Supplied entries:
*-*-*

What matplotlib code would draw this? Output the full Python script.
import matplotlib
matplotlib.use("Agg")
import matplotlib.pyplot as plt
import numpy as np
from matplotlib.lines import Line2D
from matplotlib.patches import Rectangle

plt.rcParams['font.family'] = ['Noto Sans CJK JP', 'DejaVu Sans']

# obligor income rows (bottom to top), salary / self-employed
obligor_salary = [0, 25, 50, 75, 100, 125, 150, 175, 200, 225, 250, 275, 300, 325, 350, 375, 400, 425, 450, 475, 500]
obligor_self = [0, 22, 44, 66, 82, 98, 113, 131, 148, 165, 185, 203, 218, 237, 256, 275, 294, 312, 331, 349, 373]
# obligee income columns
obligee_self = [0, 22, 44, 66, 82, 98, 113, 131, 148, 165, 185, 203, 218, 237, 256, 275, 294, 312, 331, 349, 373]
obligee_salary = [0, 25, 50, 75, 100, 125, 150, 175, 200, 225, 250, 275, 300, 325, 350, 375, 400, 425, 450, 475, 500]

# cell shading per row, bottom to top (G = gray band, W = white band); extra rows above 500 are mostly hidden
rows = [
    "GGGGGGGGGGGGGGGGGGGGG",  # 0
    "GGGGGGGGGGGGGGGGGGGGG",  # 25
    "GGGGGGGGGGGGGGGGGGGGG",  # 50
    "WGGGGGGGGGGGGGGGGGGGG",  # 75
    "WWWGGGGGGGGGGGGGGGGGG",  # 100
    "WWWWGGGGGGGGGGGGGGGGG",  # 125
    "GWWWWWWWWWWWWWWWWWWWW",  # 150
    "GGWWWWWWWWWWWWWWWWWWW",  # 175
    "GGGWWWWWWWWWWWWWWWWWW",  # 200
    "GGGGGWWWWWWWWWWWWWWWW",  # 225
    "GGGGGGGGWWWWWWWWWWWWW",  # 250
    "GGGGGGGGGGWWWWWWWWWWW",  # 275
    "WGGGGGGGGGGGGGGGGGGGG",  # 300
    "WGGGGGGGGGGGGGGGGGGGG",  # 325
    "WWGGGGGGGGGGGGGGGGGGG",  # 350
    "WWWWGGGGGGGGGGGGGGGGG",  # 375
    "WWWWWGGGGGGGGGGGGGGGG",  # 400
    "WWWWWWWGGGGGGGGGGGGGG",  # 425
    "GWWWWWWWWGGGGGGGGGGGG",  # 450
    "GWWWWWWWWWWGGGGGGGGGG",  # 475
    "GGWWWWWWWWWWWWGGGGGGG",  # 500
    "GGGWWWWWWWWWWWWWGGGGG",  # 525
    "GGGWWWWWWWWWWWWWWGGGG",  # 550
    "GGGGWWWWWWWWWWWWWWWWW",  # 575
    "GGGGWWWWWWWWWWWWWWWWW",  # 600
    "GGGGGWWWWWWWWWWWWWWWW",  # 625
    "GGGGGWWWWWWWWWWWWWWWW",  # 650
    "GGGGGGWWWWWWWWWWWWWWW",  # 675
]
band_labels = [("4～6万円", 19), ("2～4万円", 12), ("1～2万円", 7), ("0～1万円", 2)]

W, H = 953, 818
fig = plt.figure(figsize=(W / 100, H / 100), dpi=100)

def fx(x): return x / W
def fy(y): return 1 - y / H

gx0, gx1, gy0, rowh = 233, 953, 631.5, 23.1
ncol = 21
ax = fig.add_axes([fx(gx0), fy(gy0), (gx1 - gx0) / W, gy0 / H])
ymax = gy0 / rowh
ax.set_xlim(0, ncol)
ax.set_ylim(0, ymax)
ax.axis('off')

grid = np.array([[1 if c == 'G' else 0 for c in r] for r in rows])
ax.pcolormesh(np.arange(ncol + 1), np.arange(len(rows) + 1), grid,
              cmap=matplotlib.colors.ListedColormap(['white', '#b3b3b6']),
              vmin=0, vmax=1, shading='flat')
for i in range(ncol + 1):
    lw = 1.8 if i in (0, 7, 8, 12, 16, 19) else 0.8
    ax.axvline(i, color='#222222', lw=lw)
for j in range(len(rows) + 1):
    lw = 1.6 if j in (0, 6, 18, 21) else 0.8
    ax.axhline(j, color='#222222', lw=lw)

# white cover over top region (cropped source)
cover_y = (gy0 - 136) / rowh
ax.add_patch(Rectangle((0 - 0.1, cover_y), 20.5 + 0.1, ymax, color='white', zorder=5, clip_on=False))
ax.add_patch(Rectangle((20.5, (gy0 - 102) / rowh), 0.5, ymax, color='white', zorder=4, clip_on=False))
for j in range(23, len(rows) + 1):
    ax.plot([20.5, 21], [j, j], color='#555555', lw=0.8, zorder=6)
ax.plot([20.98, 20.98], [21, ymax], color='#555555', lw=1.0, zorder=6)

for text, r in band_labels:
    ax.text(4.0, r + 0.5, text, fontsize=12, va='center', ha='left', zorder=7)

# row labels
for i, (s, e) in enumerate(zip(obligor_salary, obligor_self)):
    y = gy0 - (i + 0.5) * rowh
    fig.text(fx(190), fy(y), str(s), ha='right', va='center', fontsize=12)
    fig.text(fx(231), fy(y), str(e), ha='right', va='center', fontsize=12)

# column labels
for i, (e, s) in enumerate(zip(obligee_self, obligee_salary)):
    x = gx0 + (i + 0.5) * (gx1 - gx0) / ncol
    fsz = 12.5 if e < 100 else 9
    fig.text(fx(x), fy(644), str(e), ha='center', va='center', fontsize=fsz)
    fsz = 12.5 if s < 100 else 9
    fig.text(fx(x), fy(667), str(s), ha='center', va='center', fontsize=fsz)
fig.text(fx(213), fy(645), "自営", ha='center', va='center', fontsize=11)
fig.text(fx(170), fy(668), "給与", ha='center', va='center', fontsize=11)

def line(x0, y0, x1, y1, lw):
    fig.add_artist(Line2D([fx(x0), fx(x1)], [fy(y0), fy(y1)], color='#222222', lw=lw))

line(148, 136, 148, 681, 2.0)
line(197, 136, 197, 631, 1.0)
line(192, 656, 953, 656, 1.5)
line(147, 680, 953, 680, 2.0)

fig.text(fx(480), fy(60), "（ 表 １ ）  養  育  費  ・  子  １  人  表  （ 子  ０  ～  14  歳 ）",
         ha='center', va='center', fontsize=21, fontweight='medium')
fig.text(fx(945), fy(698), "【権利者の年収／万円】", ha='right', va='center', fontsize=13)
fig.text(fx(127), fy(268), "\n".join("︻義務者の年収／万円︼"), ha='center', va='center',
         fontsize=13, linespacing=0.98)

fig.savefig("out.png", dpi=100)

*-*-*

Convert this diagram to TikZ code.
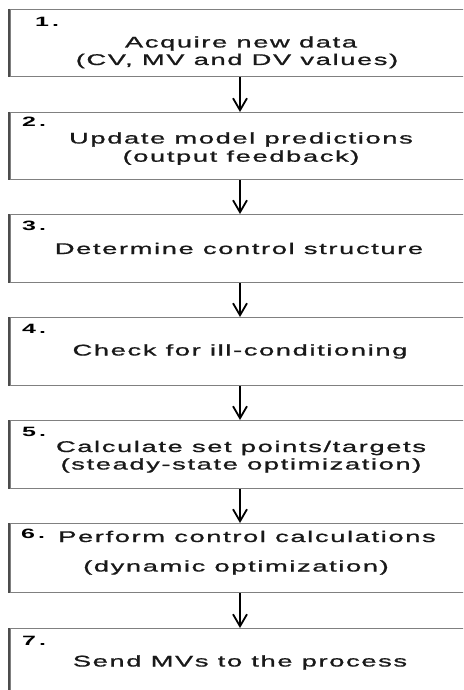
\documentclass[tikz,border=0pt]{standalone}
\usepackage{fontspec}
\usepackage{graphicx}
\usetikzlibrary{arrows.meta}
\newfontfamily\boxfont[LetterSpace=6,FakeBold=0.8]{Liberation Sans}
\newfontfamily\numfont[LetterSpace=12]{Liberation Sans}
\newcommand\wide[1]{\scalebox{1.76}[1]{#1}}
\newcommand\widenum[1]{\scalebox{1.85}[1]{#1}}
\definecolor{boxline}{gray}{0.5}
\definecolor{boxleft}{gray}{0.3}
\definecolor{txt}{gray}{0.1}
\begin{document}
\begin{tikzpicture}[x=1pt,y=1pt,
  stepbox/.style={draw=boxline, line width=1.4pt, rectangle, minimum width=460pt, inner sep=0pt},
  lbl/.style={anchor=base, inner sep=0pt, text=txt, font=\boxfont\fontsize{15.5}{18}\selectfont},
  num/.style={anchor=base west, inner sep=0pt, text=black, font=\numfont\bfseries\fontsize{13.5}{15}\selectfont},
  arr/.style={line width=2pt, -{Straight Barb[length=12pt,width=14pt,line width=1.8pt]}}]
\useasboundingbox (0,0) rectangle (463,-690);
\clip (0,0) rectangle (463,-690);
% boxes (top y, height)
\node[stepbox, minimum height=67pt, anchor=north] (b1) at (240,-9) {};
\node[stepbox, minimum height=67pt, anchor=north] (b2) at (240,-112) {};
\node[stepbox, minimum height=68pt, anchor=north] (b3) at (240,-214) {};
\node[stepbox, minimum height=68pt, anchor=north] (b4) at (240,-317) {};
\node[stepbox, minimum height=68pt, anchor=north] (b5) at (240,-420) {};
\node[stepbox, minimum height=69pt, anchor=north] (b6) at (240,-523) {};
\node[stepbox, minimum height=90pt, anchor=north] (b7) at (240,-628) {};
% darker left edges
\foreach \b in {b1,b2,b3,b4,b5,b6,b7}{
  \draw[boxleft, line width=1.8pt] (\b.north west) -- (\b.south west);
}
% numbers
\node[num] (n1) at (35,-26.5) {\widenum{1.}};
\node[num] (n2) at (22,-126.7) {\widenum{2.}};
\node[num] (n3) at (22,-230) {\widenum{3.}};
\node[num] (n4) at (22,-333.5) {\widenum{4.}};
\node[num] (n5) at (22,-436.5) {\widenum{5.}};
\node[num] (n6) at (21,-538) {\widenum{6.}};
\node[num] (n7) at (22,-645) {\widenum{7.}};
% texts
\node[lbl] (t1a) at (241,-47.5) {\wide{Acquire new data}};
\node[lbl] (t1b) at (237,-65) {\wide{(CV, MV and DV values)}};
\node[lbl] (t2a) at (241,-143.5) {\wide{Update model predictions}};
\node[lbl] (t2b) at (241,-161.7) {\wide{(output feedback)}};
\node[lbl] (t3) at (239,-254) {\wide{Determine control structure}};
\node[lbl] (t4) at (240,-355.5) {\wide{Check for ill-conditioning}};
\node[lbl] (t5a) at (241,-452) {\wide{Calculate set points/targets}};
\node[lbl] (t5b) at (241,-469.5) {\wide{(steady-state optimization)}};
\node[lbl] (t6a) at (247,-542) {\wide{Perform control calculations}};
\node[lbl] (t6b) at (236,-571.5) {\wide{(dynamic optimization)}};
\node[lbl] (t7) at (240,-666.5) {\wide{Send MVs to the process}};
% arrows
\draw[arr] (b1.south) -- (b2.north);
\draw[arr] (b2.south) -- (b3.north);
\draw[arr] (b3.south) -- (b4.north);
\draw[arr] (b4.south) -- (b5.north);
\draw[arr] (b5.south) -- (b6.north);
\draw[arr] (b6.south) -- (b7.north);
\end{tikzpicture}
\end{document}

*-*-*

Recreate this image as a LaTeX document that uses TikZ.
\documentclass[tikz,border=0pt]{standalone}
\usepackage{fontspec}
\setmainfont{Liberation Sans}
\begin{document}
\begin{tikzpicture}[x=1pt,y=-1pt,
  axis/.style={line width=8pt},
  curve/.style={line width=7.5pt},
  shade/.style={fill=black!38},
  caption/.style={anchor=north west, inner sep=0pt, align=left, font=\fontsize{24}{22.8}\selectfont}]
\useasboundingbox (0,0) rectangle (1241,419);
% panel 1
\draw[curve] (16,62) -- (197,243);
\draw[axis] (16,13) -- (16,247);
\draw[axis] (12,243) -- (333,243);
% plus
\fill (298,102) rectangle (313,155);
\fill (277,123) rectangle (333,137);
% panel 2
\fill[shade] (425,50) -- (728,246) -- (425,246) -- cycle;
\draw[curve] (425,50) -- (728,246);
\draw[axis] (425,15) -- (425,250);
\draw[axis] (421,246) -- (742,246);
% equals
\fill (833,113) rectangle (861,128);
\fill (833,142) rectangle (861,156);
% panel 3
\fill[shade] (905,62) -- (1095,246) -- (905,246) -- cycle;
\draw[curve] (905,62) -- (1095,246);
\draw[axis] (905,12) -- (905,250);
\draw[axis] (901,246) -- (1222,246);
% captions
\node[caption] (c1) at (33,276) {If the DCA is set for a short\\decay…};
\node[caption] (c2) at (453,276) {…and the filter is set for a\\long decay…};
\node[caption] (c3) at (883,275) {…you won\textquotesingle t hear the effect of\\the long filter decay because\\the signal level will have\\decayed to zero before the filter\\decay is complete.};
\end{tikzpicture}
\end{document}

*-*-*

Exercise aim:
In the material above, locate the line containing "What matplotlib code" and the line containing "plt.rcParams['font.family'] = ['Noto". Transcribe exactly those two lines and every line between them, and nothing more.

The result:
What matplotlib code would draw this? Output the full Python script.
import matplotlib
matplotlib.use("Agg")
import matplotlib.pyplot as plt
import numpy as np
from matplotlib.lines import Line2D
from matplotlib.patches import Rectangle

plt.rcParams['font.family'] = ['Noto Sans CJK JP', 'DejaVu Sans']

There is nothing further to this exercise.